Strace, Truss & Dtrace
At work, attempting to port a large program from linux to Solaris i hit a snag - I successfully compiled it with the Sun C compiler in 32 bit successfully. However this needed to be ported to 64 bit. The compilation was fine all the errors were solved with relative success by passing compiler flags and finding the correct libraries, unfortunately running it gave an instance Segmentation fault.
A Segmentation Fault is a fault that is given when a program tries to use memory to which it does not have permission either by trying to read or write to it… Basically it is a total pain in the ass… Debugging these types of problems can be tricky.
Using C one of the most common, and first found causes of this is with the scanf() function. For instace compiling the following code will read a number from the standard input and write it back out:
#include <stdio.h> int main(void) { int n; while (scanf("%d", &n) == 1){ printf ("%d\n", n); } return 0; }
Running this should work fine, now lets try editing this code and instead of passing &n (the pointer) as an option to scanf() lets just pass the int n:
#include <stdio.h> int main(void) { int n; while (scanf("%d", n) == 1) printf ("%d\n", n); return 0; }
Running this will give us a segmentation fault. This in a large program can be insanely difficult to debug as your pointer could be defined a long time before it has been called to a function. So how can you start to debug this?

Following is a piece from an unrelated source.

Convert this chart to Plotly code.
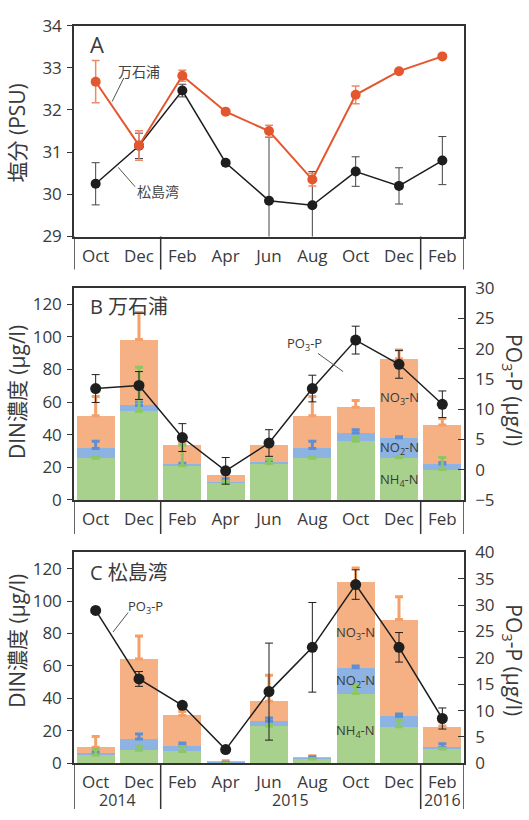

Well the tool i used for the first time was truss (the linux version being strace, and the osx version being dtrace) what this does is allow you to view as system calls a process makes as it is being called - or at what system call it crashes on. In other words if you are trying to open a file or read a memory address that can’t be called you will see it here:
read(0, "1\n", 1024) = 2
--- SIGSEGV (Segmentation fault) @ 0 (0) ---
+++ killed by SIGSEGV +++
Here is the final lines of output after running the strace command on my faulty scanf() code. It shows clearly that my program dies as i try to read the line from the standard input. The other important thing is that i didn’t have to recompile my code with a debugging flag to try to work out where my bug was. Strace (etc) reads the system calls - therefore telling you when and where you read memory or files, remember here that unix assumes they are essentially the same thing.
There is a huge amount of these programs that i haven’t talked about here - it is a very simple use of the command however one i wanted to document (as much for my own reference in the future as much as for anyone else!) because it is an essential command for trying to figure out why a program is dying, you don’t even need the source code in order to do this kind of debugging. I think its also important to be aware that this tool can also be used for ensuring your code is secure, integer wrapping or other similar vulnerabilities can be assessed using tools like this.